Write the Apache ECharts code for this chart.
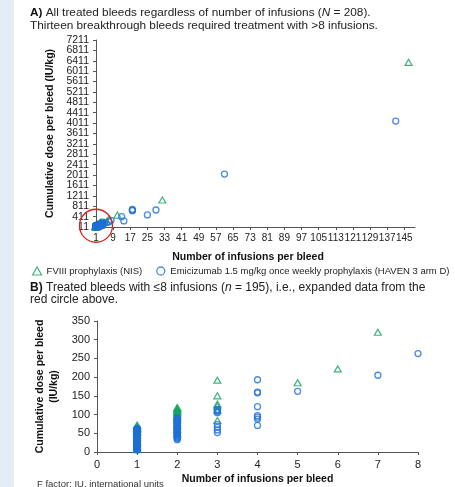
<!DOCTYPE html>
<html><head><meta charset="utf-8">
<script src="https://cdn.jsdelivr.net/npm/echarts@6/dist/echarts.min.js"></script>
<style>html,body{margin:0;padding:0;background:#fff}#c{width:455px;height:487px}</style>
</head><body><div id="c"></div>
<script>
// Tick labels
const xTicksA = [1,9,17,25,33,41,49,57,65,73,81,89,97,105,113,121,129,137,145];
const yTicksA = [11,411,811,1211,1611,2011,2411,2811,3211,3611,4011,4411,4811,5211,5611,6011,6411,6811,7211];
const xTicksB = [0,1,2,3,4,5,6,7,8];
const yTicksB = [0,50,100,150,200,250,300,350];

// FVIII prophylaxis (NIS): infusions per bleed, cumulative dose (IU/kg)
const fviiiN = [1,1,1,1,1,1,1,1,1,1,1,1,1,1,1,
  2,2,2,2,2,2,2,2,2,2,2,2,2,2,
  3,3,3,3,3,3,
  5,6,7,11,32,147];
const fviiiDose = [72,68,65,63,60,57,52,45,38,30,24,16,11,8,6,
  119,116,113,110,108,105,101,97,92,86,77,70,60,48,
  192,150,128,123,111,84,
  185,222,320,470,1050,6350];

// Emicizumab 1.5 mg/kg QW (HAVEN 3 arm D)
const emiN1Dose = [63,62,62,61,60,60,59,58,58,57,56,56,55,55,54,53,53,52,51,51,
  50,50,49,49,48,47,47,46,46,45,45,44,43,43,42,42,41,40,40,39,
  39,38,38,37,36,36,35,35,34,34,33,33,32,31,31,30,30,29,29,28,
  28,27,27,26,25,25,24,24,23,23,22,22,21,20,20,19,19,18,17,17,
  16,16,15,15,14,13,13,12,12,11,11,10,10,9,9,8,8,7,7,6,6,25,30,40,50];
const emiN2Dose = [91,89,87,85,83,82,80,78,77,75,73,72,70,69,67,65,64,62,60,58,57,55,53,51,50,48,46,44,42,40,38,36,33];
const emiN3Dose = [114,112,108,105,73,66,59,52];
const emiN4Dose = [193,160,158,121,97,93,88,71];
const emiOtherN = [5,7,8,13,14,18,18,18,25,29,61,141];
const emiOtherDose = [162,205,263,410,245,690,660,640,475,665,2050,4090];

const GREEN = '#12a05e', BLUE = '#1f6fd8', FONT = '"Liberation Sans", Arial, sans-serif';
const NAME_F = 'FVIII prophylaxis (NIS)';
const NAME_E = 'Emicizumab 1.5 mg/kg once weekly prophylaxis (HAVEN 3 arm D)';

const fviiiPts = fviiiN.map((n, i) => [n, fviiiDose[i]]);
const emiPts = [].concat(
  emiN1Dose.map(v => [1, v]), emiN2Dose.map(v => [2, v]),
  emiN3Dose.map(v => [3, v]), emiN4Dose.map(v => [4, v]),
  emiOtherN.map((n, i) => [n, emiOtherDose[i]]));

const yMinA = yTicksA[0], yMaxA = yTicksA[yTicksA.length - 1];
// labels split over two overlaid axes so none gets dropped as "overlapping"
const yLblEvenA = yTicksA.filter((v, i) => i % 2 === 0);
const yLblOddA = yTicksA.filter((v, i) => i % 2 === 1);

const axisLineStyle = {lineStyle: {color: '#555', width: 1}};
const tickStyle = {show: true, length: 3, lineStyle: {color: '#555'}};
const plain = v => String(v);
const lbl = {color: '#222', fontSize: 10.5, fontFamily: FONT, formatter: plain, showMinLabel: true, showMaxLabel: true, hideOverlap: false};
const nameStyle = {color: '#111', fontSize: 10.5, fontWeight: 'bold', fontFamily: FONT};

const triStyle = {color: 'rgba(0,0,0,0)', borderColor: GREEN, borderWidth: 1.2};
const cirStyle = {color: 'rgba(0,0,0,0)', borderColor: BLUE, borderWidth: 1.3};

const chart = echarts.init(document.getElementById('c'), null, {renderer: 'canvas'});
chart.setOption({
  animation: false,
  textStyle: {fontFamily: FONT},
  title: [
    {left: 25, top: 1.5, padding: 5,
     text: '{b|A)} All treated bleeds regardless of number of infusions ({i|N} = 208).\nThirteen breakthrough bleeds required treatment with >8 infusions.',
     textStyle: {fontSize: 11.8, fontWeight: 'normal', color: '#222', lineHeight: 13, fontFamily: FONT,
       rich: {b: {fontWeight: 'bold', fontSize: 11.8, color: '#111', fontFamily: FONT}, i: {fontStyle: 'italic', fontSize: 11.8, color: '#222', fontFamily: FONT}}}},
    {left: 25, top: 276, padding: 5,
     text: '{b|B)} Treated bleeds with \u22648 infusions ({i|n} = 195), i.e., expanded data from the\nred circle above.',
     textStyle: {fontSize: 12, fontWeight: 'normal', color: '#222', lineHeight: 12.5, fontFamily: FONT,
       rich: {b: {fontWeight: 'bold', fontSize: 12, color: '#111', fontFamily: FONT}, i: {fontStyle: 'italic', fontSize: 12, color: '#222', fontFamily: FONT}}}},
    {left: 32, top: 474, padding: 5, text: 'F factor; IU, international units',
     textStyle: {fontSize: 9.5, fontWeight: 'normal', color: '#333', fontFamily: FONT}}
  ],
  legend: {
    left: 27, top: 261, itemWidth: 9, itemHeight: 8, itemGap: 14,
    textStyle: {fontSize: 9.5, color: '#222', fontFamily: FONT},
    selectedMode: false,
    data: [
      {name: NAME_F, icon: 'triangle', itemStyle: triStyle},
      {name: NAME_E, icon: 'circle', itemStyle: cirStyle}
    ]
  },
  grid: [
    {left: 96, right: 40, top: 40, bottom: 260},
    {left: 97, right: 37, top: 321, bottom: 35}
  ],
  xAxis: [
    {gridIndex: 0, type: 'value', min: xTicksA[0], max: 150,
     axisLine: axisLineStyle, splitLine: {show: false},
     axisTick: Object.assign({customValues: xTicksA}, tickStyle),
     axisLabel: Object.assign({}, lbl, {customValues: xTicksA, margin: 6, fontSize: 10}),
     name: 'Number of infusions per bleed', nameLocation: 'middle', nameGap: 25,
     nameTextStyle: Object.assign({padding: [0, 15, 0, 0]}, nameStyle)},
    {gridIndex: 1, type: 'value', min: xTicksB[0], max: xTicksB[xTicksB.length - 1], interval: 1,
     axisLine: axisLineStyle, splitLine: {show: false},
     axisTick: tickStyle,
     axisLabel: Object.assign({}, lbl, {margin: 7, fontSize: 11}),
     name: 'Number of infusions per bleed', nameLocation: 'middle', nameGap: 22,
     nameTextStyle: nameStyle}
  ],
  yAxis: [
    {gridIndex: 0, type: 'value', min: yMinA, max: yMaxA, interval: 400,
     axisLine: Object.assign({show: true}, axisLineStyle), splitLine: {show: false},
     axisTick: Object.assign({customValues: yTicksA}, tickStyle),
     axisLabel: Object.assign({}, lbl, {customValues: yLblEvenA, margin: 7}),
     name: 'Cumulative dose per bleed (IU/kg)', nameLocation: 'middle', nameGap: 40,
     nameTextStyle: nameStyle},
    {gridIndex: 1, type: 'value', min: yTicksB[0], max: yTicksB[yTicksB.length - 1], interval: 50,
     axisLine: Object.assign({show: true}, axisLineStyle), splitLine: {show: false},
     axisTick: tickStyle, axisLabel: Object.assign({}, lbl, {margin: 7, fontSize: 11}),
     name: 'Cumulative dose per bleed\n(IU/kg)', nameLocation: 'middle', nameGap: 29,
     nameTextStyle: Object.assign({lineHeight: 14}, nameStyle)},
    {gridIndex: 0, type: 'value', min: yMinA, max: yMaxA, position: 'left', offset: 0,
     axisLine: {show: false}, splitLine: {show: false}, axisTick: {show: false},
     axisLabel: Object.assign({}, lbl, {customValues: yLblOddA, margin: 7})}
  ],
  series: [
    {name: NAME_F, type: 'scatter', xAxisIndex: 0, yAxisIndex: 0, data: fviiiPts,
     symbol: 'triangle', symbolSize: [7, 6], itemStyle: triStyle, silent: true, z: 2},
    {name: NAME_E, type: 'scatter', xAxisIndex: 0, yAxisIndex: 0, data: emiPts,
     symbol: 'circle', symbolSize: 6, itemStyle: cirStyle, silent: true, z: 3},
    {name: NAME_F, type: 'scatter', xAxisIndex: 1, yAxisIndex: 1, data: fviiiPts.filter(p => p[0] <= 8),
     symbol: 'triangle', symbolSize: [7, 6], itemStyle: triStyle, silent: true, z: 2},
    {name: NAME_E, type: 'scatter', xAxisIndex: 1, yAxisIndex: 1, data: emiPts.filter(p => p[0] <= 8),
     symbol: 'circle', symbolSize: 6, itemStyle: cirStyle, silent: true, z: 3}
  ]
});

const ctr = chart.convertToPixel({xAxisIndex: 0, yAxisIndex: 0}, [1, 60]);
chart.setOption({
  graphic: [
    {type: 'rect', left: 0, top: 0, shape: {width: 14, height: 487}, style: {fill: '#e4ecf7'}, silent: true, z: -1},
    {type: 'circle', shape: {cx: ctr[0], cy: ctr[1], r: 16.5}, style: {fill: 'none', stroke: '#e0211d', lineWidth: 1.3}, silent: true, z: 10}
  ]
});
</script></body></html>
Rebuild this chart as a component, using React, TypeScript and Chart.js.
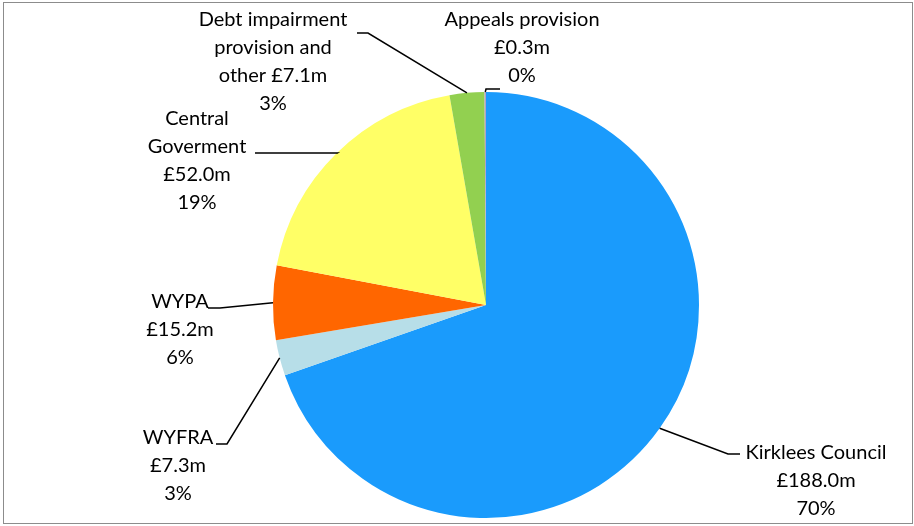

▸ What is expected
Restate, line by line and word for word, everything from the top of the material through the line that contains "const yTicksB = [0,50,100,150,200,250,300,350];". Leave pictures out.

▸ Correct output
Write the Apache ECharts code for this chart.
<!DOCTYPE html>
<html><head><meta charset="utf-8">
<script src="https://cdn.jsdelivr.net/npm/echarts@6/dist/echarts.min.js"></script>
<style>html,body{margin:0;padding:0;background:#fff}#c{width:455px;height:487px}</style>
</head><body><div id="c"></div>
<script>
// Tick labels
const xTicksA = [1,9,17,25,33,41,49,57,65,73,81,89,97,105,113,121,129,137,145];
const yTicksA = [11,411,811,1211,1611,2011,2411,2811,3211,3611,4011,4411,4811,5211,5611,6011,6411,6811,7211];
const xTicksB = [0,1,2,3,4,5,6,7,8];
const yTicksB = [0,50,100,150,200,250,300,350];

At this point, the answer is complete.